A Tale of Two Cities

HS #59 2020.6.11

A Tale of Two Cities

“It was the best of times, it was the worst of times. It was the age of wisdom, it was the age of foolishness, it was the epoch of belief, it was the epoch of incredulity . . . “

These lines of Charles Dickens ring true.  Did anyone else, upon hearing of the arrest of the other three Minneapolis police officers, have the acerbic thought that hopefully now we can leave this bad news behind and get back to the corona virus? 

Of course, that’s just the problem. We shouldn’t leave “this bad news” behind us.        

Since I’m quoting great literature, here’s Yeats: “Things fall apart; The centre cannot hold; Mere anarchy is loosed upon the world.  The best lack all conviction, while the worst are full of passionate intensity.” Regular readers of my column may recognize the phrase, “Things fall apart.” It is the title of the award-winning book by African author Chinua Achebe that was the focus of last month’s column.  

 “The best lack all conviction.” This phrase reveals the commonality between the two trials in which we currently find ourselves. 

What makes the corona virus so destructive? Ironically, it is the very fact that it is not so destructive. A person can carry this virus for days before the symptoms begin to emerge. Moreover, a large portion of our population gets no symptoms at all, yet can readily pass it on.  That is, instead of having just two distinct populations of the healthy and the symptomatic, there is a third group – the enablers - which is part of the problem even though they don’t appear to be. Indeed, it is those comfortable ones in the middle which pose the real threat. 

Martin Luther King had a similar thought.  In his Letter from a Birmingham Jail, King penned, “The Negro’s great stumbling block is not the KKK, but the white moderate, who is more devoted to “order” than to justice – who prefers a negative peace which is the absence of tension to a positive peace which is the presence of justice – who constantly advises the Negro to wait for a ‘more convenient season.’”  

As with corona, the dangerous ones are those invisible in the middle – the lukewarm. It’s not the “worst filled with passionate intensity” who are the real problem. The “Derek Chauvins” of this world will always exist. It’s that “the best lack all conviction.”

When I read George Orwell’s “Animal Farm” in high school, my teacher asked who was responsible for the evil that happened. The quick easy answer was Napoleon, the tyrant pig. But through Socratic questioning, our teacher pulled the true answer from us. It was perhaps Boxer, the Horse.
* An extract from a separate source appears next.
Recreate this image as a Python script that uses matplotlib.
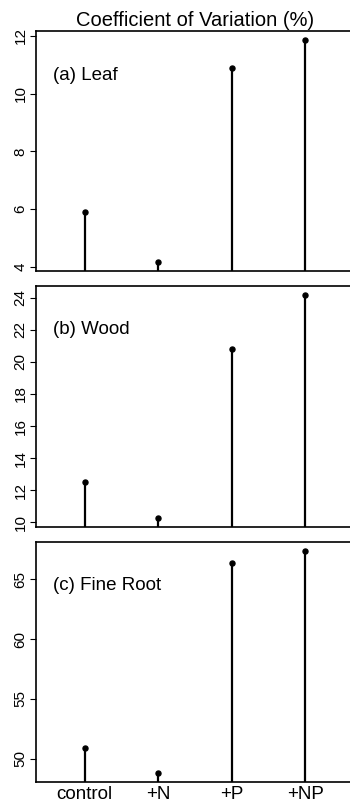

Boxer represented the silent masses who passively allowed the evil to go unchallenged.

King gave another famous address – here in Michigan – at Grosse Point High School, in the affluent 92%-white suburb of Detroit. The title of his speech was “The Other America” which he began by explaining that “this country has this kind of dualism, this schizophrenia, so every city ends up being two cities rather than one.”

 Continuing, he spoke of “our cities going up in flames.” While condemning riots, he challenged the white audience that “a riot is the language of the unheard. And what is it America has failed to hear? It has failed to hear that the promises of freedom and justice have not been met. And it has failed to hear that large segments of white society are more concerned about tranquility and the status quo than about justice and humanity.”

Will it be different this time? Do the best still lack all conviction? There are signs of hope. We are getting glimpses of the best of times. Tens of thousands – blacks and whites together –  marching in peaceful protest and solidarity. Thousands more – blacks and whites together –  cleaning up the destruction of the vandals and looters. White police officers kneeling in solidarity with protesters. Many trying to empathize (while acknowledging the impossibility) with blacks – black men especially – who felt their faces ground into the pavement, felt their  throats pressed shut, felt their life slowly ebb. Can we embrace the words, “We are one nation, and their pain is our pain, their dreams are our dreams, we share one nation, one home and one glorious destiny.” Is this dream impossible? Dare we hope? Dare we continue the fight? Don Quixote gives answer, “To change the world, my friend, Sancho, is not madness nor utopia. It’s justice.”